Top Tens – Tropes & Other: Top 10 Stone Ages / Stone Age Iceberg (Part 3: 4-5)

Close-up of Stonehenge (public domain image)

 

 

(4) MEGALITHIC STONE AGE

 

Yes, I’ve coined the term Megalithic Stone Age because I love megaliths – “a megalith is a large stone that has been used to construct a prehistoric structure or monument, either alone or together with other stones”, such as a standing stone or stone circle respectively as at everyone’s favorite megalithic site, Stonehenge.

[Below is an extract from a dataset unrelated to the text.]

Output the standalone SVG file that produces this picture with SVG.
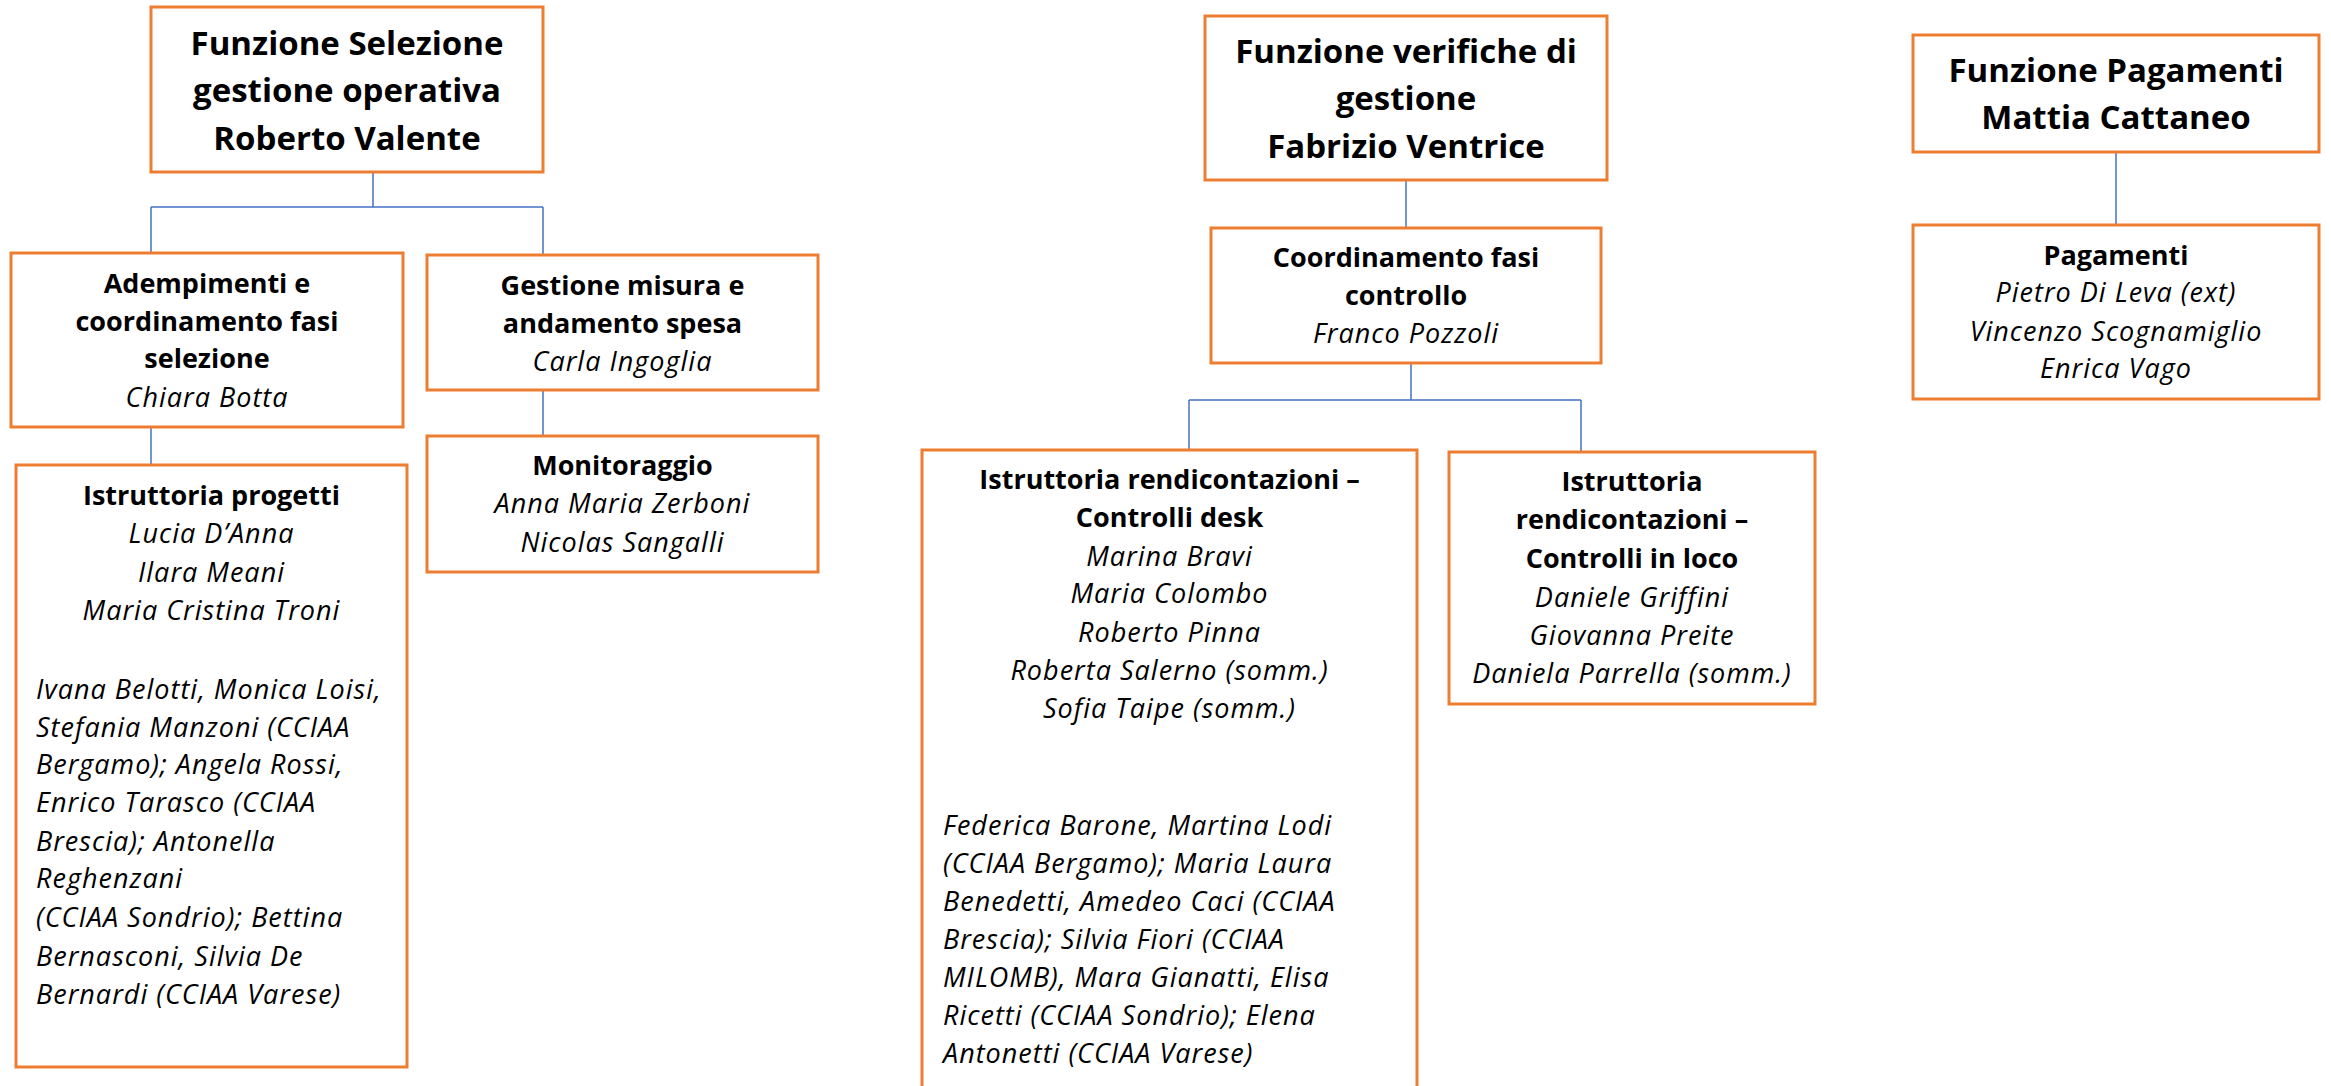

Of course, the Megalithic Stone Age is mostly synonymous with the Neolithic – corresponding to settled agricultural communities having the necessary resources for moving large stones around the place – although “earlier Mesolithic examples are known” and they continued to be erected in the Bronze Age (including as I understand it, some of the phases of construction at Stonehenge).

“There are over 35,000 structures in Europe alone, located widely from Sweden to the Mediterranean”.

 

 

(5) MICROLITHIC STONE AGE

 

From one end of the scale to the other – from megaliths to microliths, I bring you the Microlithic Stone Age!

And no – sadly, that doesn’t mean there’s a tiny Stonehenge out there. “A microlith is a small stone tool, usually made of flint or chert and typically a centimetre or so in length and half a centimetre wide…were used in spear points and arrowheads”.

Microliths point to a greater sophistication of stone tools characteristic of the Upper Paleolithic and Mesolithic or even Neolithic, although they generally declined with the introduction of agriculture (as their predominant use was for hunting weapons).